Entretanto, nesse mundo as organizações políticas progressistas
foram reprimidas. A sociedade civil tem dificuldade em emergir. O
Estado de direito está em falta em
muitos países árabes. Em contrapartida, o discurso irracional, religioso e nacionalista, avança de
vento em popa. E a população
manifesta sua ira quando pode.
O drama é que os líderes que
reinam pelo poder e a brutalidade
conseguem fixar-se no imaginário de grande parte das populações árabes. Aparecem para elas
como heróis, herdeiros de Saladino. Esses ditadores se fazem passar por salvadores, quando na
realidade não passam dos "novos-ricos" da política, sem moral
nem princípios, opressores de
seus povos que, a longo prazo, levam ao retrocesso do mundo árabe, a sua derrota e a sua grande
miséria intelectual e política.
É difícil, hoje, exigir de uma
multidão árabe que se manifesta
contra a guerra no Iraque que trace uma distinção entre o povo e
seu chefe. É difícil lhe dizer: "Defendo a causa do povo iraquiano e
condeno Saddam". Essa confusão
é intolerável.
Graças a Bush, o fundamentalista, à arrogância de seus conselheiros e, sobretudo, à ignorância deles no que diz respeito à cultura e à
psicologia de uma sociedade de
clãs, como é a iraquiana, Saddam
está ganhando o status de "herói".
As populações árabes se esquecem de todos os crimes que ele cometeu e das guerras atrozes que
provocou. Manifestantes no Egito, na Jordânia e no Marrocos gritam palavras de ordem inspiradas
diretamente nos movimentos islâmicos. Estamos preparando novas derrotas no front da democracia e da liberdade individual.
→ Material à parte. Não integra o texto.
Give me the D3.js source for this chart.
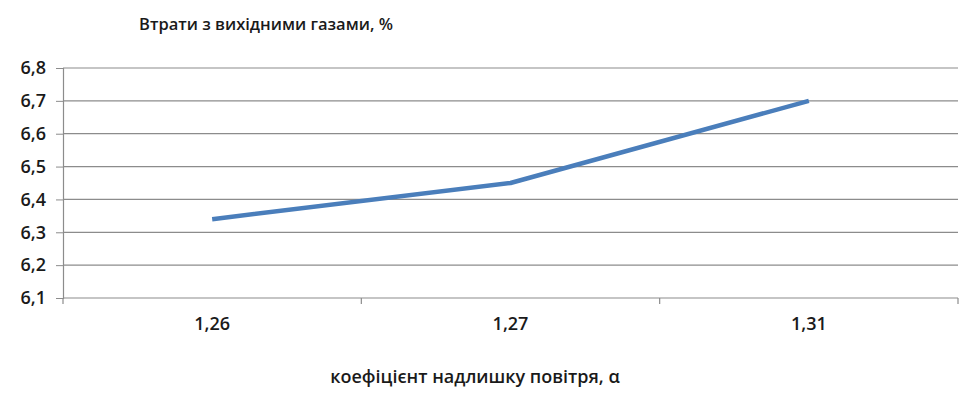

Se hoje estamos atolados nessa
nova tragédia, na qual a perdedora, de uma maneira ou de outra,
será a democracia no mundo árabe, é porque esse mundo árabe está a tal ponto ferido, dilacerado e
dividido que está se desfazendo
como entidade. Então ele se refugia na fé religiosa, confia em charlatães que sabem lhe falar, reforçando suas certezas e seus preconceitos. Encontra no discurso
religioso, mesmo que seja mal
compreendido, um conforto, um
apaziguamento que os políticos
não souberam lhe proporcionar.
A tudo isso se misturam o irracionalismo e uma atitude perversa de esperar para ver. As pessoas
que fazem manifestações de rua
não hesitam mais em constatar
aquilo que realmente dói: que o
mundo árabe não existe. E a responsabilidade da equipe de Bush
é esmagadora, de uma gravidade
sem precedentes. Ela participa
desse trabalho de subdesenvolvimento econômico e regressão intelectual, maldição que tomou
conta do mundo árabe.
Tahar Ben Jelloun é escritor marroquino.